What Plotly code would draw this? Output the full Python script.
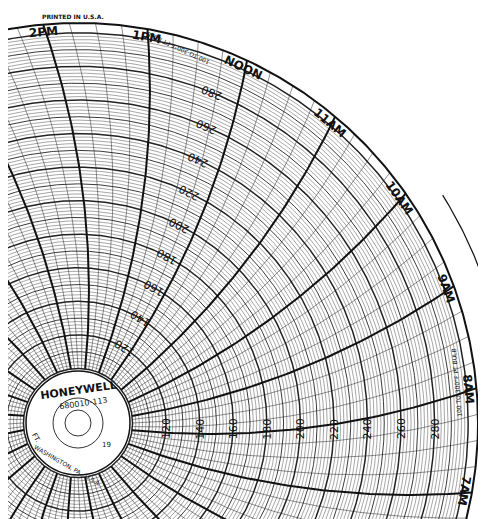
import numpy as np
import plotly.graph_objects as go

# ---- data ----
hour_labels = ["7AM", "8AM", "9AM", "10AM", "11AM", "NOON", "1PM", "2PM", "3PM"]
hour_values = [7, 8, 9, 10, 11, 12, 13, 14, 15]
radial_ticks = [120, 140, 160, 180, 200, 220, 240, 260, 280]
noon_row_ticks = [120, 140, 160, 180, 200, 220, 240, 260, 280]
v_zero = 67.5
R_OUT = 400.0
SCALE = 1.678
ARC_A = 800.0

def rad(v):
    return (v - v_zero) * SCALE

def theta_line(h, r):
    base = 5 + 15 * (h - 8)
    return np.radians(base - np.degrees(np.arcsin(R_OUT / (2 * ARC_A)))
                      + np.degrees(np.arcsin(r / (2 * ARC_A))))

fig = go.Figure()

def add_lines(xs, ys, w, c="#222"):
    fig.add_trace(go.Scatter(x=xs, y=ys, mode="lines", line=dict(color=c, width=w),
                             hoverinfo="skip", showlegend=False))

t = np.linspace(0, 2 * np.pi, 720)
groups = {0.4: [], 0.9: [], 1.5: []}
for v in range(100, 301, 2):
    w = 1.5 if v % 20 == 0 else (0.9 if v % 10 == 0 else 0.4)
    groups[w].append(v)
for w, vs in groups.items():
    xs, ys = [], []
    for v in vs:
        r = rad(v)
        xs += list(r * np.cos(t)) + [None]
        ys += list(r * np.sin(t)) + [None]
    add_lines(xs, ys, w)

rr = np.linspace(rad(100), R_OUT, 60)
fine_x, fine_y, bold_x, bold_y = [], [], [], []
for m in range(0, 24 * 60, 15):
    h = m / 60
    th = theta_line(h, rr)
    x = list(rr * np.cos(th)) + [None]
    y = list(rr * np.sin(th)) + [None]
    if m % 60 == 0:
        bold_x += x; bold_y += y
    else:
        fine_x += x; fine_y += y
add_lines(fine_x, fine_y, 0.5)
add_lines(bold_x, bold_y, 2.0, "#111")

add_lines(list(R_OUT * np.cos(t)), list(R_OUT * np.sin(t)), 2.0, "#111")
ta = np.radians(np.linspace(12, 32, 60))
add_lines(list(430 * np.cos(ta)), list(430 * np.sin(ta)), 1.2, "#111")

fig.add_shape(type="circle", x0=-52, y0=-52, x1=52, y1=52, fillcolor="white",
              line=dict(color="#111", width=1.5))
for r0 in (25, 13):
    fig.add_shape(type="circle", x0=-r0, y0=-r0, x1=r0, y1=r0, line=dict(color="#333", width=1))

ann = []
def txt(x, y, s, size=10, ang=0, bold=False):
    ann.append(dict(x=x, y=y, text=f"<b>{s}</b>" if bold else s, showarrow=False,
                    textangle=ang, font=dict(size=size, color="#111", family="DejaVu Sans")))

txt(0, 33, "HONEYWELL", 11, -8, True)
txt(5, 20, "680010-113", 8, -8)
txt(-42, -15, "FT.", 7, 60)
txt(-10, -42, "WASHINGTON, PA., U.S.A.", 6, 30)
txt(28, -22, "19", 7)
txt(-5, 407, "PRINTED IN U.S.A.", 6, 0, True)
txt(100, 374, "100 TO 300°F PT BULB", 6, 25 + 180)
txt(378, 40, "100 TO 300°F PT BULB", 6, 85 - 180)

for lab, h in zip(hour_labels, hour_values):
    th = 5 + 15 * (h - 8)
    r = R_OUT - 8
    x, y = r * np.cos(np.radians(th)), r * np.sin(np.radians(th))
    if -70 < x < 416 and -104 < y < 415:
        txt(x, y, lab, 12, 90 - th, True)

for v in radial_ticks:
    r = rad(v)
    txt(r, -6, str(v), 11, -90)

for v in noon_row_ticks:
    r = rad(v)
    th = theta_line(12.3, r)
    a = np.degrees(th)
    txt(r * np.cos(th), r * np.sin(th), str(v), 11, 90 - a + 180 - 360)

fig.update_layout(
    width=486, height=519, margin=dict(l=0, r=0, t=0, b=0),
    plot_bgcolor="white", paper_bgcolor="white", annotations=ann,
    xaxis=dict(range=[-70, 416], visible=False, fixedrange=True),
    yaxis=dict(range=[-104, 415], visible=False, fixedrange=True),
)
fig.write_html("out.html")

==

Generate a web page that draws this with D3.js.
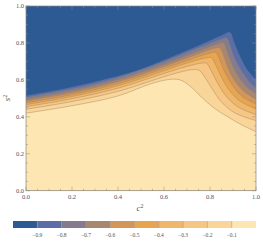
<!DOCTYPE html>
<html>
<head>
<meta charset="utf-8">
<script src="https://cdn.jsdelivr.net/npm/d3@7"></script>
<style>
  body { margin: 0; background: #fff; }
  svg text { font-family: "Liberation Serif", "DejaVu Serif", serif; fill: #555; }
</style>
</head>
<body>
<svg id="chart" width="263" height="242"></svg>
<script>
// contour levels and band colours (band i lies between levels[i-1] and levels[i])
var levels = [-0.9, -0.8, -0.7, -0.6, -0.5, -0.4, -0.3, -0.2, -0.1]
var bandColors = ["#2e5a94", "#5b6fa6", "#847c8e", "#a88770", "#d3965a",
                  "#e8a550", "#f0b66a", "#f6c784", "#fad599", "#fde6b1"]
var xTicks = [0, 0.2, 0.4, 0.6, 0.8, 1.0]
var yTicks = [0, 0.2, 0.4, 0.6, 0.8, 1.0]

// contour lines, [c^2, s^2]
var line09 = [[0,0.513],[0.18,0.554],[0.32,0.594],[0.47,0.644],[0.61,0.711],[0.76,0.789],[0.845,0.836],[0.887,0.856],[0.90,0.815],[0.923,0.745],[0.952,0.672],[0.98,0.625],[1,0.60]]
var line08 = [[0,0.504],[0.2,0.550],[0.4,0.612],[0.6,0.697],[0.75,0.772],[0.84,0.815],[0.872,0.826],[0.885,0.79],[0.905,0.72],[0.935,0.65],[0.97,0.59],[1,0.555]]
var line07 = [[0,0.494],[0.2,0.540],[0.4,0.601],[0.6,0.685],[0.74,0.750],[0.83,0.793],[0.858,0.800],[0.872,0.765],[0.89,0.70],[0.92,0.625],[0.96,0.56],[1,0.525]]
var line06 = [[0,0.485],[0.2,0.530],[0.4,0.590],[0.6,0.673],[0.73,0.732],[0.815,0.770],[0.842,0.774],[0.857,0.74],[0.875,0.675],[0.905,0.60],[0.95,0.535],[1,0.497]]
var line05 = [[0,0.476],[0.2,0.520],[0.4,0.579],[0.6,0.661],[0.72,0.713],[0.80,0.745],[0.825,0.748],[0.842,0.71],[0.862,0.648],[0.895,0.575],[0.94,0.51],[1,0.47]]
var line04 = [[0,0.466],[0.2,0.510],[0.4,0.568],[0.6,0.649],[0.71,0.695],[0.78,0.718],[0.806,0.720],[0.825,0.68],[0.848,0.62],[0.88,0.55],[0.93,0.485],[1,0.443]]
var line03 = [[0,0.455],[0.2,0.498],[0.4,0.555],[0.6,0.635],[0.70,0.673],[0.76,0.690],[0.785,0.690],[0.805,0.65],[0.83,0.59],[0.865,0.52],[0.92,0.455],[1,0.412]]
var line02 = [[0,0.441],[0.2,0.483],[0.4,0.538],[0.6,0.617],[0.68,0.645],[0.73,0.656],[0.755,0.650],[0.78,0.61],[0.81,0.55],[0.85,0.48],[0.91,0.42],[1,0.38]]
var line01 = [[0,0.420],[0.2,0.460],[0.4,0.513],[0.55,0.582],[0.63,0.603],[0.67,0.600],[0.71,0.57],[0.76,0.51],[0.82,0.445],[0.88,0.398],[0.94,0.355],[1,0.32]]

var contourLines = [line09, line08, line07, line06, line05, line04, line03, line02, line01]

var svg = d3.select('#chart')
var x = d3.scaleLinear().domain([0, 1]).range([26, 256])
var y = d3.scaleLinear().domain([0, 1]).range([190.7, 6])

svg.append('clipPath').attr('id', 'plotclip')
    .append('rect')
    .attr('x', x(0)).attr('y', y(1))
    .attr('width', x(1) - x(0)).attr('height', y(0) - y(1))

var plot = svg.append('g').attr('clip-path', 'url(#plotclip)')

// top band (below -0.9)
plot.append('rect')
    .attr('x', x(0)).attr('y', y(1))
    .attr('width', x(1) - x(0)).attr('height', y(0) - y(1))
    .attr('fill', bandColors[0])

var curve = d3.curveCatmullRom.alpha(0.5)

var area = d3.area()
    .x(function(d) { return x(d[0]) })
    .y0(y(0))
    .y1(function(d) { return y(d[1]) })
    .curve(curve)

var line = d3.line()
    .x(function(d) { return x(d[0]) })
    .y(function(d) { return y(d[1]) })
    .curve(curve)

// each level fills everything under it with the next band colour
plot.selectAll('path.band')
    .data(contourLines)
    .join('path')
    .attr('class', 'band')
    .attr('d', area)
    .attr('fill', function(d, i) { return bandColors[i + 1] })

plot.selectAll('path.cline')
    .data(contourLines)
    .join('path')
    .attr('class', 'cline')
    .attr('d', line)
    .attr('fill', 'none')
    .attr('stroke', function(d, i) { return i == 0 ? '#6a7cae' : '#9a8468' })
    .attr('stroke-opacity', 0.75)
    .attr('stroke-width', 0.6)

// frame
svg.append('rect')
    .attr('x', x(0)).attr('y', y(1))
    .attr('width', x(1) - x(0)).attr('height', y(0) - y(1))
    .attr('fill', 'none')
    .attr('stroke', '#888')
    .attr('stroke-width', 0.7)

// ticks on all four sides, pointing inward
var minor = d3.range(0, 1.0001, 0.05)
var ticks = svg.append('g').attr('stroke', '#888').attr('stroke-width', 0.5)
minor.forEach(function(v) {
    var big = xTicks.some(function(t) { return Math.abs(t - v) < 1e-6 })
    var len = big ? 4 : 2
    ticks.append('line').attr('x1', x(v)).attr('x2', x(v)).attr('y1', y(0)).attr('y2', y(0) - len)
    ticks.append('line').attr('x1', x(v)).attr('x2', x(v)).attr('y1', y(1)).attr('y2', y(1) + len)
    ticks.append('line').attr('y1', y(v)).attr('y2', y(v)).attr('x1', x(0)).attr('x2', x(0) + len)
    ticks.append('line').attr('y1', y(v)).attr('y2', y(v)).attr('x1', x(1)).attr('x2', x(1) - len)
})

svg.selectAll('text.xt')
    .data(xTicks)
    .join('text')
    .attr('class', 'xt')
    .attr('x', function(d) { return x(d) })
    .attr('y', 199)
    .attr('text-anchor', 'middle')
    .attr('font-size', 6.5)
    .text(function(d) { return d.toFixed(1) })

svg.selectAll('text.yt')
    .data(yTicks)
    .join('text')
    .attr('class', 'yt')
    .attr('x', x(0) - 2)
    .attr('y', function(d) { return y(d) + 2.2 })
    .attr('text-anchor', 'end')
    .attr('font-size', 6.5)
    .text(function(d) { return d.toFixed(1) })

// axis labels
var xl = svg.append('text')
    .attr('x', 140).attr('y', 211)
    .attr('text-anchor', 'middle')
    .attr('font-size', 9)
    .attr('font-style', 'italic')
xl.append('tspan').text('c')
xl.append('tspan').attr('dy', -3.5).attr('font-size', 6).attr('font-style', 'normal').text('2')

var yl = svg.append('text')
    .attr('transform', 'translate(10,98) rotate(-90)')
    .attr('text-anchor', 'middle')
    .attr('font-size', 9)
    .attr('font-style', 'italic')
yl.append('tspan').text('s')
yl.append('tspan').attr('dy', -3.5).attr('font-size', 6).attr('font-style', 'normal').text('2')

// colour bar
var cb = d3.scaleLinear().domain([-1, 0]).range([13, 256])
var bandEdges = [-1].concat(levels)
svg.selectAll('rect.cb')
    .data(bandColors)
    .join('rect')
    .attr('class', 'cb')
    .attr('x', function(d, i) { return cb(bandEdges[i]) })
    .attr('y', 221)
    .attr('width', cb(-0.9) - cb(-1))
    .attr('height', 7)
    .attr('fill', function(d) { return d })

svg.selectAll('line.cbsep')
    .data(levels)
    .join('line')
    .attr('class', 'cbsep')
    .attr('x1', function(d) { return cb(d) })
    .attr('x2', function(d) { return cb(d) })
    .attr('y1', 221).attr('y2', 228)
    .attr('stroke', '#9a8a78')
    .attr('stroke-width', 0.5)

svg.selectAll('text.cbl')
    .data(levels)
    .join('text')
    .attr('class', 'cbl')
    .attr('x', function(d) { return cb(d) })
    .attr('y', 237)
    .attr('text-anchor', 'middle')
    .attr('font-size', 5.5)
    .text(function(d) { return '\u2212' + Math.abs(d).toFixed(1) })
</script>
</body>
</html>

--

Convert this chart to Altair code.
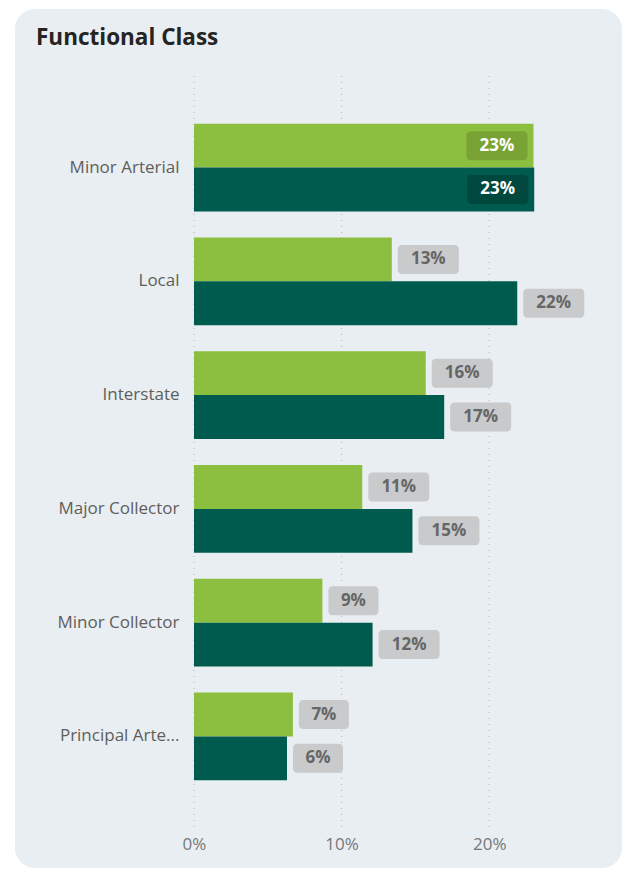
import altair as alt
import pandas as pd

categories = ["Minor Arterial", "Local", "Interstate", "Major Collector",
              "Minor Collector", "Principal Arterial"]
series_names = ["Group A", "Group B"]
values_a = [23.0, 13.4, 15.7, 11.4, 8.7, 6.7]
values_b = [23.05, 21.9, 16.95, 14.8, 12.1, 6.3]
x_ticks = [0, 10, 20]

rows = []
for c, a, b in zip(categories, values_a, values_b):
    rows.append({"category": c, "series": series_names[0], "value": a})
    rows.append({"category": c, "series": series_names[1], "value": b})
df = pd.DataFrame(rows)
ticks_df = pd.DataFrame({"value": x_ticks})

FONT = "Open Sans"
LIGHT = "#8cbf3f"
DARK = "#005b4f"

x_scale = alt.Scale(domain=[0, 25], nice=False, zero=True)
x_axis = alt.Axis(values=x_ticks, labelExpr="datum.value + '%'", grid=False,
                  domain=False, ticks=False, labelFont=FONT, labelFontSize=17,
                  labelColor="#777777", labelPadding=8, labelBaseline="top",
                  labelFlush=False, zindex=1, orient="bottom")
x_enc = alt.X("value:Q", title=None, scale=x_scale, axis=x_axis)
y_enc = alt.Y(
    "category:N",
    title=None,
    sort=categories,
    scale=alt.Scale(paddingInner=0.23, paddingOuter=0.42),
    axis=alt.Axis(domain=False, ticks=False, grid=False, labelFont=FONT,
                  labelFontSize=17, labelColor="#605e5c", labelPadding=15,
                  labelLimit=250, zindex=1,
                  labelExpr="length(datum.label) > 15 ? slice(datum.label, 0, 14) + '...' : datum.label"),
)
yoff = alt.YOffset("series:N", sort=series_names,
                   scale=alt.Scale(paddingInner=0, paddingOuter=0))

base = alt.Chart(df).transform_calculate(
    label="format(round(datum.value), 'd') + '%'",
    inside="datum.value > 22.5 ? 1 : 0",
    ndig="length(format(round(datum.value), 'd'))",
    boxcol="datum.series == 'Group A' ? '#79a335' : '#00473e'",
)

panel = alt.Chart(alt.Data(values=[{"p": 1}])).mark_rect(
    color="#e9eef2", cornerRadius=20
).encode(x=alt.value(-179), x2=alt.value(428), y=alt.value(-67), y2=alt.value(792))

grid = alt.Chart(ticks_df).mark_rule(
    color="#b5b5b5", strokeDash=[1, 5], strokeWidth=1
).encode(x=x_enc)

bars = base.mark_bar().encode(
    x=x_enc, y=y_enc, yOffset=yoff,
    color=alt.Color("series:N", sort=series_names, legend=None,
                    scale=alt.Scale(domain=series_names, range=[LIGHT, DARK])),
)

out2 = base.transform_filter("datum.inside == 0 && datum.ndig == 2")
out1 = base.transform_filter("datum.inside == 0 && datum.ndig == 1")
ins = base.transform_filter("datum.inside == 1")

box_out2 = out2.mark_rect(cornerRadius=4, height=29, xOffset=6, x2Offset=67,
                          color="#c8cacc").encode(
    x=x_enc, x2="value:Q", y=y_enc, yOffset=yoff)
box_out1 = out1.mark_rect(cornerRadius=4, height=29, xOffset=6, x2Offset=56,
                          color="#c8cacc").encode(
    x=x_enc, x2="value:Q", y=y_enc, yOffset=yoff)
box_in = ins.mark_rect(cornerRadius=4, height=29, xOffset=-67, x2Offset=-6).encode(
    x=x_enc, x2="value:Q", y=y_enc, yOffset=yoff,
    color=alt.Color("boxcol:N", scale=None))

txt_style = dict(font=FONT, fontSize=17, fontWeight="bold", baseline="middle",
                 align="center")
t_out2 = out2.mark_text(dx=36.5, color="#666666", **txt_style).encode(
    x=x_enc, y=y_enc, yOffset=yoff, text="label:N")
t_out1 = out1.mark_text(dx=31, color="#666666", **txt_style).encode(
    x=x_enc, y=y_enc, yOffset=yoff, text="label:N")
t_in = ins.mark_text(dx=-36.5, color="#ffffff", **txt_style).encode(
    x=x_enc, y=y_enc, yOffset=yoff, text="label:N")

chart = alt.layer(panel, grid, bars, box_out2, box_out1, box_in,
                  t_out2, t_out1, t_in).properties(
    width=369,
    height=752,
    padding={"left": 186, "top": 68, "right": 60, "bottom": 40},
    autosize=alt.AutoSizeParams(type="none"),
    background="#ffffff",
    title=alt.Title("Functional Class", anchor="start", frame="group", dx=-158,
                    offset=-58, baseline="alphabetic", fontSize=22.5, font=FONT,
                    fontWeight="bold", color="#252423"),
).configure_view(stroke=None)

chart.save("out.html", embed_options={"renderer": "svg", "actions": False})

Set exercise -> Go through the listing above and locate each line that holds the word "this". Copy those lines.

Solved exercise ->
What Plotly code would draw this? Output the full Python script.
Generate a web page that draws this with D3.js.
Convert this chart to Altair code.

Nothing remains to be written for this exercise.